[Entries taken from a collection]

▽

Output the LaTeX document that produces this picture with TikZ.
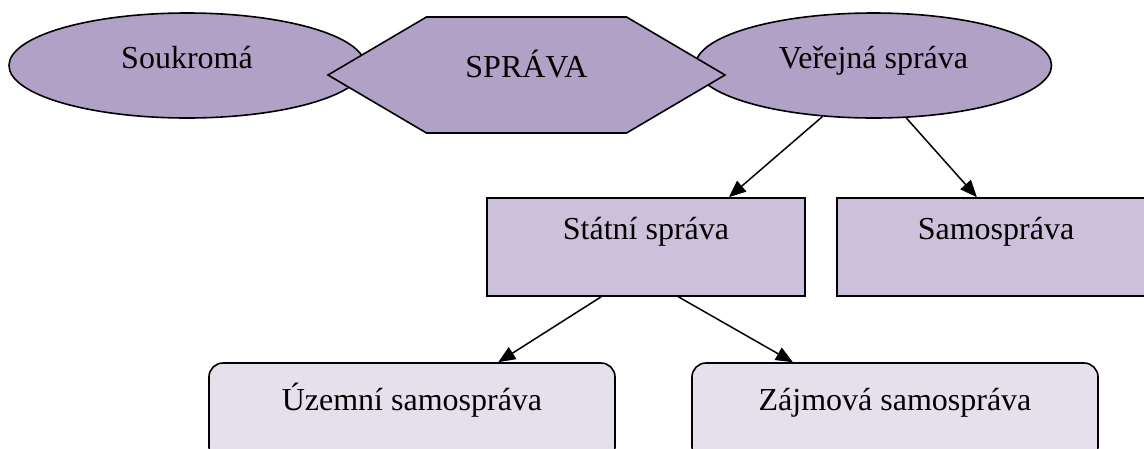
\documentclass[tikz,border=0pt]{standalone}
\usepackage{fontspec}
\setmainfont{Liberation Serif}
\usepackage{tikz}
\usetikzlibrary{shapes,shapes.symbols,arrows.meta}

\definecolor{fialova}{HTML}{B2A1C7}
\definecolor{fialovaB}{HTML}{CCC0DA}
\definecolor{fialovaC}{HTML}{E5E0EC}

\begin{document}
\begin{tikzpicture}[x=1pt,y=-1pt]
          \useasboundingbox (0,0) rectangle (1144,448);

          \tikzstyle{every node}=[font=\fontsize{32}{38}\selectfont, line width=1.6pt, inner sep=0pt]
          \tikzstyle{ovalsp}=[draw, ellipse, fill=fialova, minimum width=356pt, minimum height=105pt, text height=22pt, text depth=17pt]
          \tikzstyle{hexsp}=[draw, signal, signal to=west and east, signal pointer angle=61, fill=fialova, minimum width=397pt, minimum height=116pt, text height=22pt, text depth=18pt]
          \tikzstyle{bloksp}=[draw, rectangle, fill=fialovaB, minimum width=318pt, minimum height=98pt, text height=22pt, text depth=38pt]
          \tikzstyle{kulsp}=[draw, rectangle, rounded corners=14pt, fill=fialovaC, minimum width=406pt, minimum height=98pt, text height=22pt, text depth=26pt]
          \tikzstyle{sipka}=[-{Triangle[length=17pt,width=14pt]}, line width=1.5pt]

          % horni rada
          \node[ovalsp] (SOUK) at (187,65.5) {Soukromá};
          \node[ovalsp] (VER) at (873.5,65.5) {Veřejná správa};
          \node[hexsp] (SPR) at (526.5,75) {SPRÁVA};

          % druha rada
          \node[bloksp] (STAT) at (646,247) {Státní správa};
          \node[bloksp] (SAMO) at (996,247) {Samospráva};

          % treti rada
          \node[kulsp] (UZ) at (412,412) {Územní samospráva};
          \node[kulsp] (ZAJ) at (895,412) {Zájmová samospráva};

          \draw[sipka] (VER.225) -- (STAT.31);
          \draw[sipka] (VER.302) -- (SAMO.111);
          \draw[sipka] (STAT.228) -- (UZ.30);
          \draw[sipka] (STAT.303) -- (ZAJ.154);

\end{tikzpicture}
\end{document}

△
▽

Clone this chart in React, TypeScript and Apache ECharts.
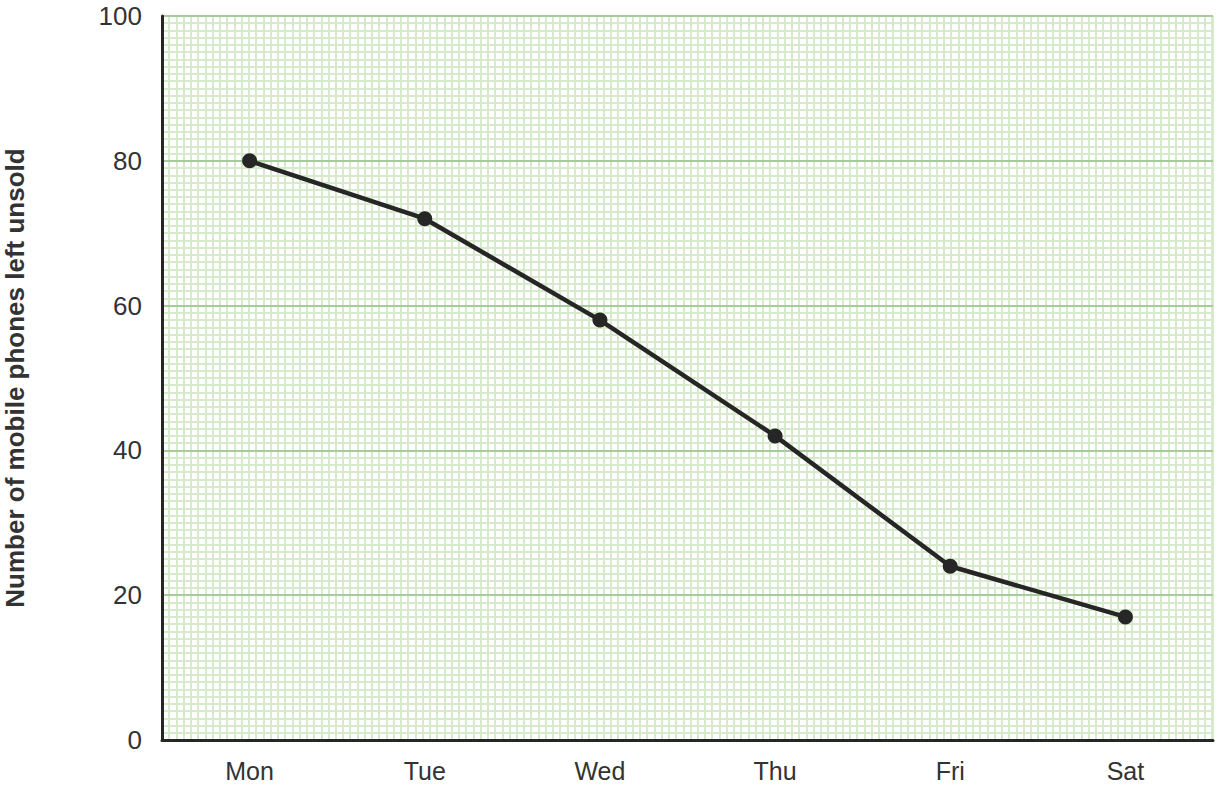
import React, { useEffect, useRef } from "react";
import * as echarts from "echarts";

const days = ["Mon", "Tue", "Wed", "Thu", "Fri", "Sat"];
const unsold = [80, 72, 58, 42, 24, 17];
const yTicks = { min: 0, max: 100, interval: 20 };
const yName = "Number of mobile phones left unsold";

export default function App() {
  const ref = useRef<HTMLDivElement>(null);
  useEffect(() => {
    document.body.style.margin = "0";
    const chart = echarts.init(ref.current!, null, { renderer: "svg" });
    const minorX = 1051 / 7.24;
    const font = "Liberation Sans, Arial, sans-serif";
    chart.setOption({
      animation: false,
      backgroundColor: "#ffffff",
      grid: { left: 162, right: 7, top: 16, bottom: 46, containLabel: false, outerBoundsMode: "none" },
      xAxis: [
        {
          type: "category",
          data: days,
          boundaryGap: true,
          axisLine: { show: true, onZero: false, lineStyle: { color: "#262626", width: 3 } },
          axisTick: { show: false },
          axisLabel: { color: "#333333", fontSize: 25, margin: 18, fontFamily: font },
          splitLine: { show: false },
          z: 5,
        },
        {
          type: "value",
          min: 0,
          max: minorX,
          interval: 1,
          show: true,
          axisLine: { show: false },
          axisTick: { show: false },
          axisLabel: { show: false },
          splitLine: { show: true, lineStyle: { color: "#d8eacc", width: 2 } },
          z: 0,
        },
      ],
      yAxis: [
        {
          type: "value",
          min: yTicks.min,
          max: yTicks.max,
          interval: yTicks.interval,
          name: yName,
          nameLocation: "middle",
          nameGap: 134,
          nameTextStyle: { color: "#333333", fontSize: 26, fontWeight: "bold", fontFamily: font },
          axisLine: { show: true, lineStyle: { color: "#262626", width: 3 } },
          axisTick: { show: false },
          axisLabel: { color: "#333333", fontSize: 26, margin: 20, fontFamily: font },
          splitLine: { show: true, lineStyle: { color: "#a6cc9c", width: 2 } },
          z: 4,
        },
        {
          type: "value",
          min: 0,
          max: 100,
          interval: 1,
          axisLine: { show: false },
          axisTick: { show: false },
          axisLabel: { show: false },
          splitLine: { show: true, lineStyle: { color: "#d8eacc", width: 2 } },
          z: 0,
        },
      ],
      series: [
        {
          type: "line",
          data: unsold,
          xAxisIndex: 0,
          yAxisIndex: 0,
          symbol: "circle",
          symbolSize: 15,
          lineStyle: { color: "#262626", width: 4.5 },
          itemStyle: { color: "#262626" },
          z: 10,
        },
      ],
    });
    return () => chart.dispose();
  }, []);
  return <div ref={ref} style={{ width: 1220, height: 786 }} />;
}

△

[Requirement]
Copy each line of the listing that contains the string "this".

[The result]
Output the LaTeX document that produces this picture with TikZ.
Clone this chart in React, TypeScript and Apache ECharts.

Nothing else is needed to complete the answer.